The early 1900s were very harmful to the rainforest. Animals like wolves, beavers, and mountain lions disappeared, and populations of bears, turkeys, and deer dropped sharply. Invasive species, such as chestnut blight, wild boar, and rainbow trout, were introduced. In 1907, severe flooding of the Monongahela and Ohio Rivers was linked to the clearing of forests upstream. Encouraged by these events and the work of the Appalachian National Park Association (founded in 1899), Congress passed the Weeks Act in 1911 to buy land for federal protection. Starting with the creation of Pisgah National Forest in 1916, much of the rainforest area is now preserved.
Threats
Wildfires are a natural event that has happened in the Southern Appalachian temperate rainforest for thousands of years. They play an important role in the ecosystem. However, after European colonization, efforts to stop wildfires created two major problems: a greater chance of large, dangerous wildfires and a decrease in species that depend on disturbances like fire, such as Table Mountain pine and woodpeckers. After the 2016 Great Smoky Mountains wildfires, the National Park Service began using controlled burns to help species that benefit from fire and to reduce piles of dead wood and brush that could cause dangerous wildfires during droughts. Natural wildfires in the rainforest most often occur in May, when lightning is common in some years.
High peaks in the temperate rainforest have some of the highest air pollution levels in the Eastern United States. A 1999 study found that sulfate and nitrate levels in these areas were 6–20 times higher than in lower elevation sites.
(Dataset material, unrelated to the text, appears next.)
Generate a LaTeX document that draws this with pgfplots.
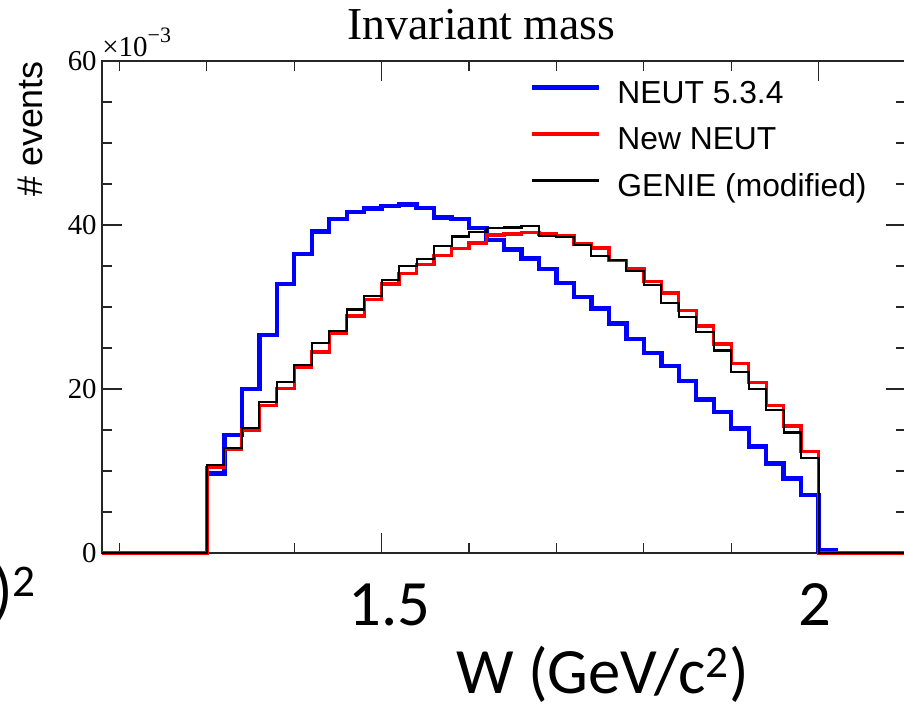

This is mainly because pollutants from cars and power plants settle in Appalachian valleys and are trapped by high mountain ridges. However, since this pollution is mostly carried by acid fog, the wettest areas receive the most pollution. This pollution often has a pH below 4.0, sometimes below 3.0, which can harm tree health and cause serious nutrient shortages.
Anthropogenic climate change will likely have many effects on the rainforest, some of which are hard to predict. These effects may be most noticeable in high-elevation spruce–fir forests, which depend on cold temperatures and fog. Changes in cloud patterns or height could disrupt the water supply these forests rely on, forcing them to move uphill until they disappear. However, it is thought that higher elevations might be more resistant to climate change. Climate change is also expected to increase the frequency of wildfires and put more stress on forests, making them more vulnerable to existing threats.
Invasive species have caused major harm to the Appalachian temperate rainforest. Two major events since the early 20th century include the chestnut blight, which was introduced from Asia and killed most American chestnut trees. These trees once made up as much as 25% of hardwood forests but are now critically endangered and nearly gone from their natural range. Another invasive species, the balsam woolly adelgid from Europe, caused widespread death of fraser fir trees on mountaintops. By 1970, fir mortality in Appalachia had increased by 1,600%, killing two-thirds of adult trees. Though some recovery has been seen, such as increased fir numbers in Kuwohi by 2020, scientists warn that climate change could lead to future outbreaks. Kristine Johnson, a supervisory forester at the Great Smoky Mountains National Park, has noted that warmer winters and drier summers might support new adelgid infestations.